Pech, como se ha dicho, es el único posible candidato a la gubernatura que sabe equivocarse a fondo en muchas cosas pero que sabe, asimismo, hacerse cargo de sus errores. Porque tiene dos defectos políticos fundamentales: no tiene miedo de ‘meter la pata’ y tampoco tiene ‘pelos en la lengua’ para hacerse oír.
Ni está apadrinado por el compadrazgo ni avituallado por los mejores recursos, provisiones y bendiciones de los negocios y pactos oscuros del poder (claro, con todas las relatividades y asegunes que el ejercicio político, y sobre todo a la mexicana, implica).
De manera que el doctor Pech puede ser muy negativo y muy enemigo de los modos más sobresalientes de hacer política en la entidad. ¿Pero lo sería de la entidad si la gobernara?
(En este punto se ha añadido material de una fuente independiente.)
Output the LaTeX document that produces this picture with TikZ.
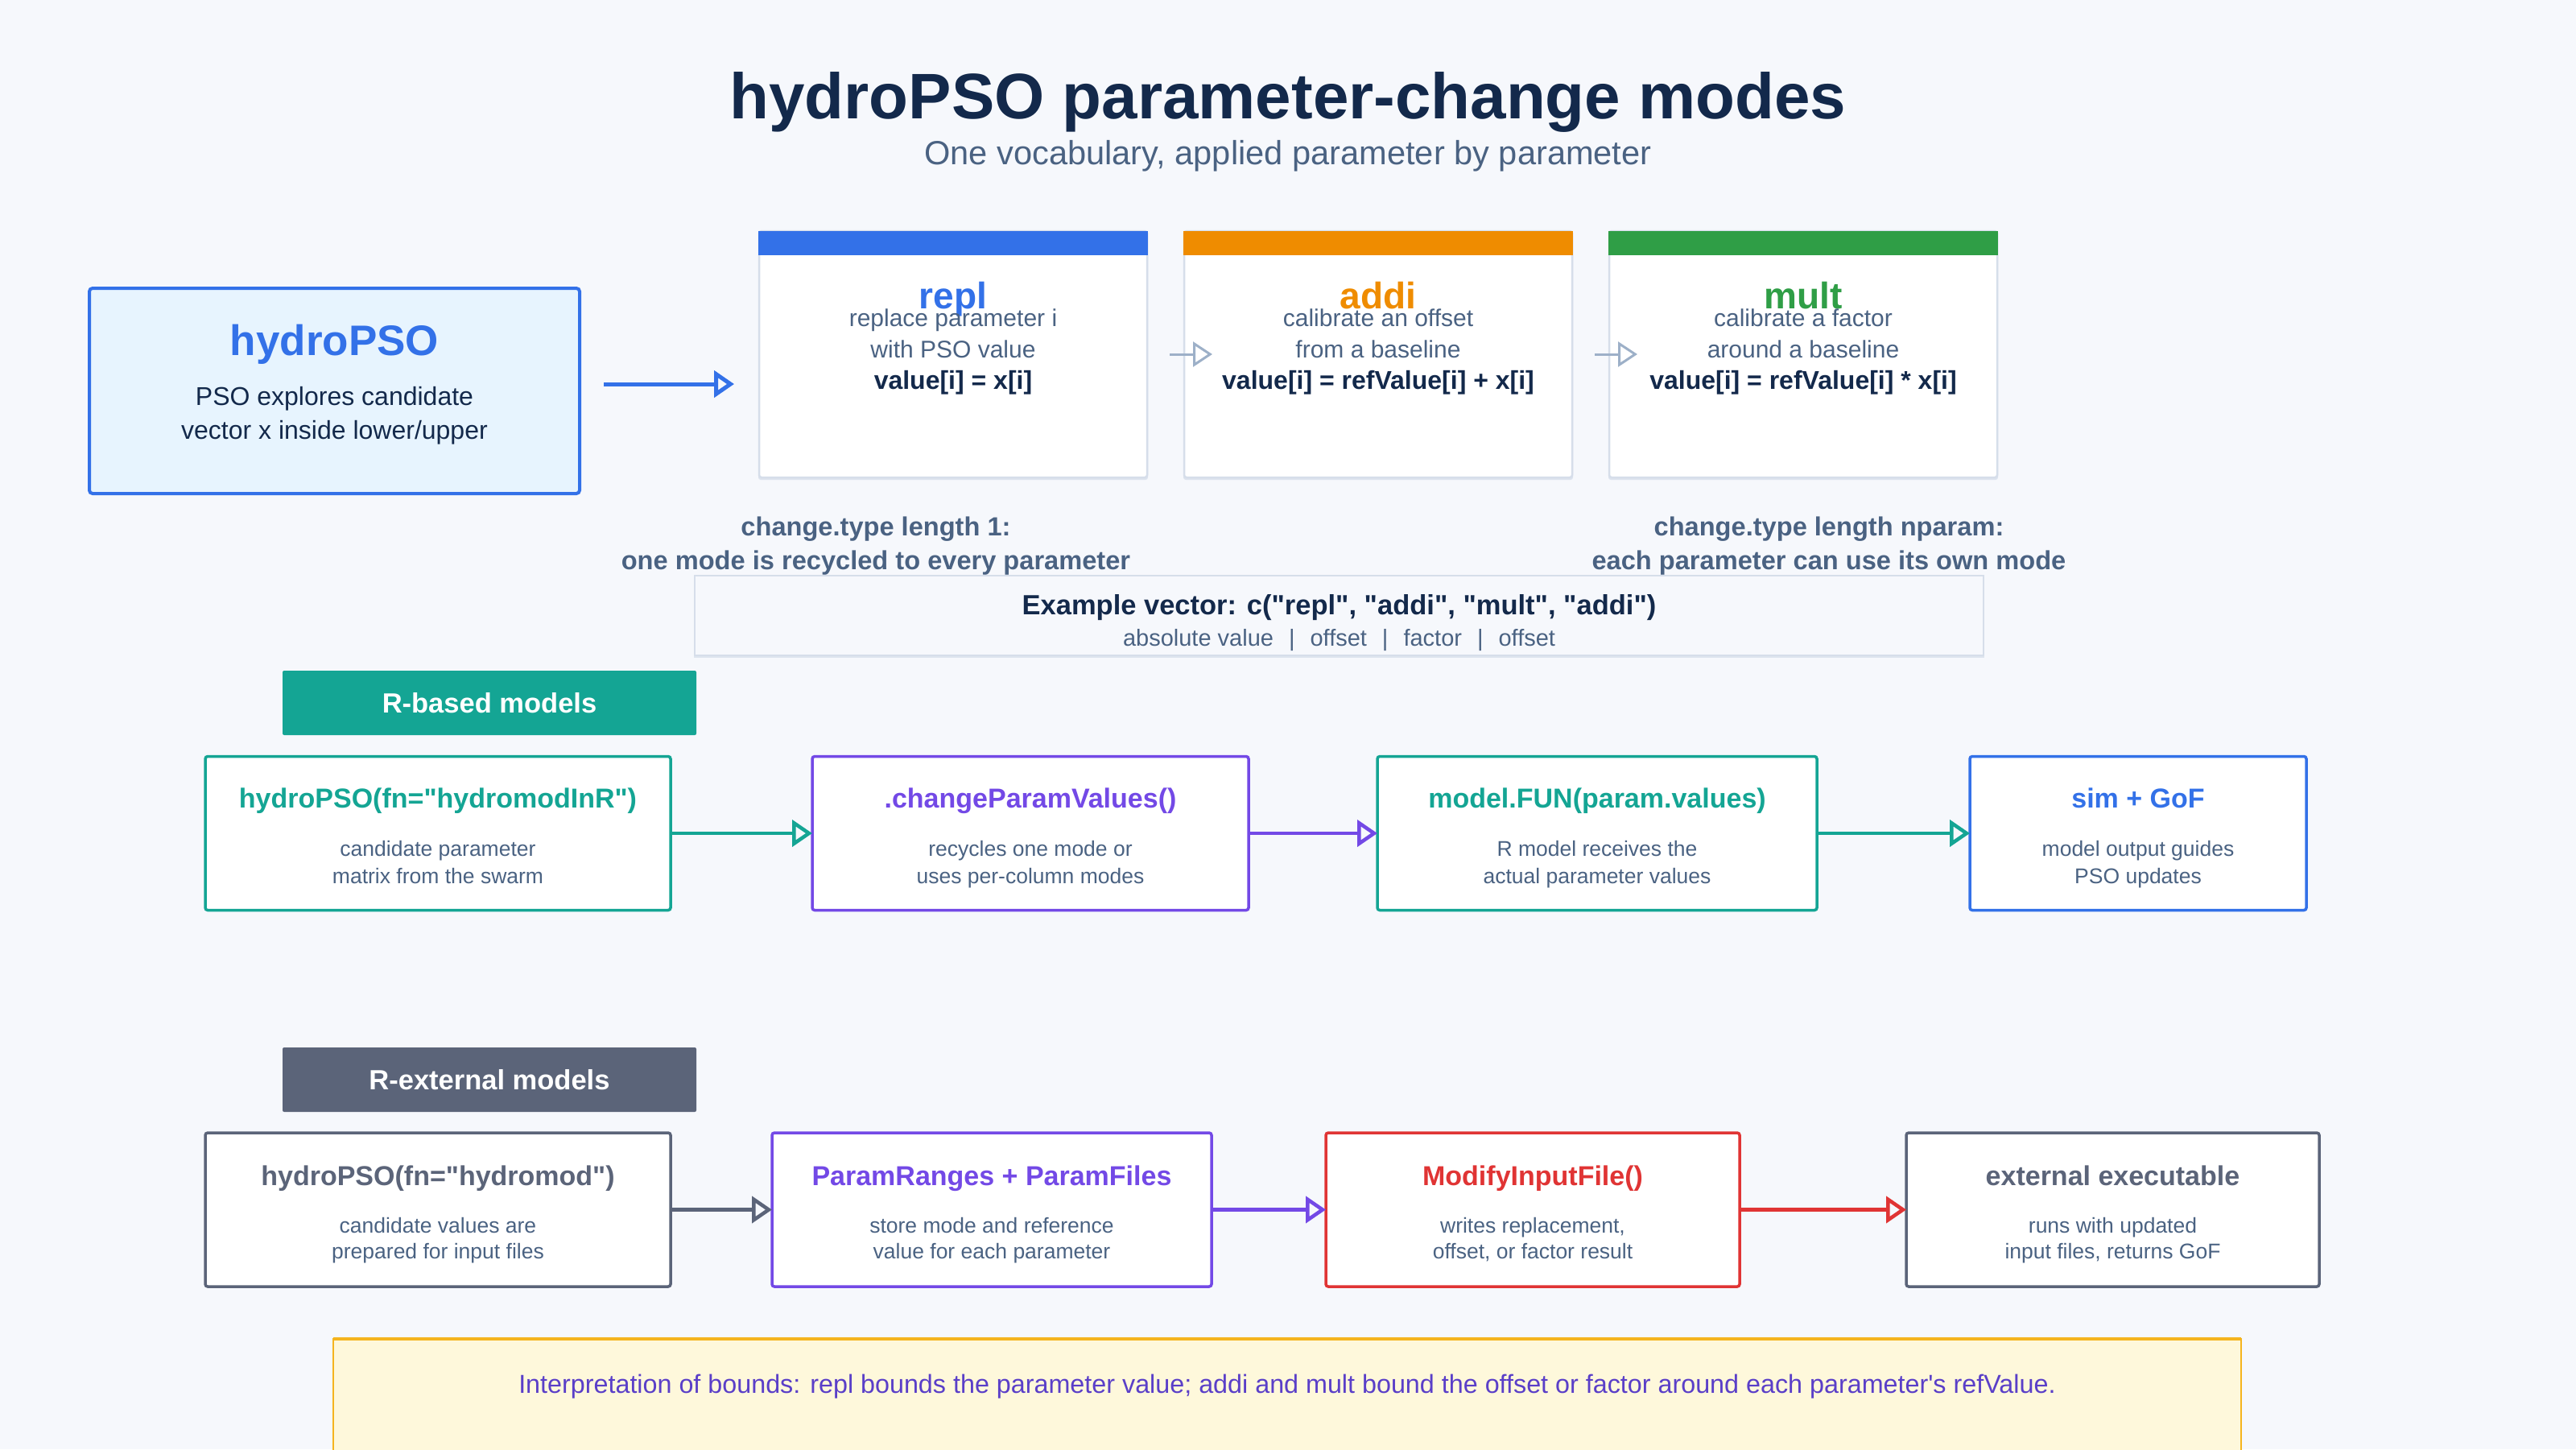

Sus iniciativas parlamentarias -entre ellas la ley de playas, que las desprivatiza y las gana para sus usuarios y legítimos dueños en un cincuenta por ciento -o en diez metros más- y preserva las dunas costeras mediante la prohibición de construir en ellas, como debió hacerse en Cancún hace tantos años para impedir la desaparición de sus arenas- y la defensa de las mejores iniciativas y reformas presidenciales, como las económicas, las energéticas, las electorales y las judiciales, además de su experiencia en los distintos ámbitos de Gobierno que ha liderado con ética y eficiencia, lo acreditan como el más recomendable de los candidatos posibles del jefe máximo y su partido. (Aunque, claro, todo dependería de que también fuese su preferido, un factor personal tan influyente en el entorno democrático mexicano como el lujo que bien puede darse un liderazgo popular como el suyo, que bien sigue resistiendo todas las objeciones opositoras entre otras cosas porque carecen de valor moral y liderazgos competitivos y con proyectos mejores.)
Pero lo cierto, lo cierto, es que en el modo tradicionalista José Luis Pech es lo que es: un pobre político.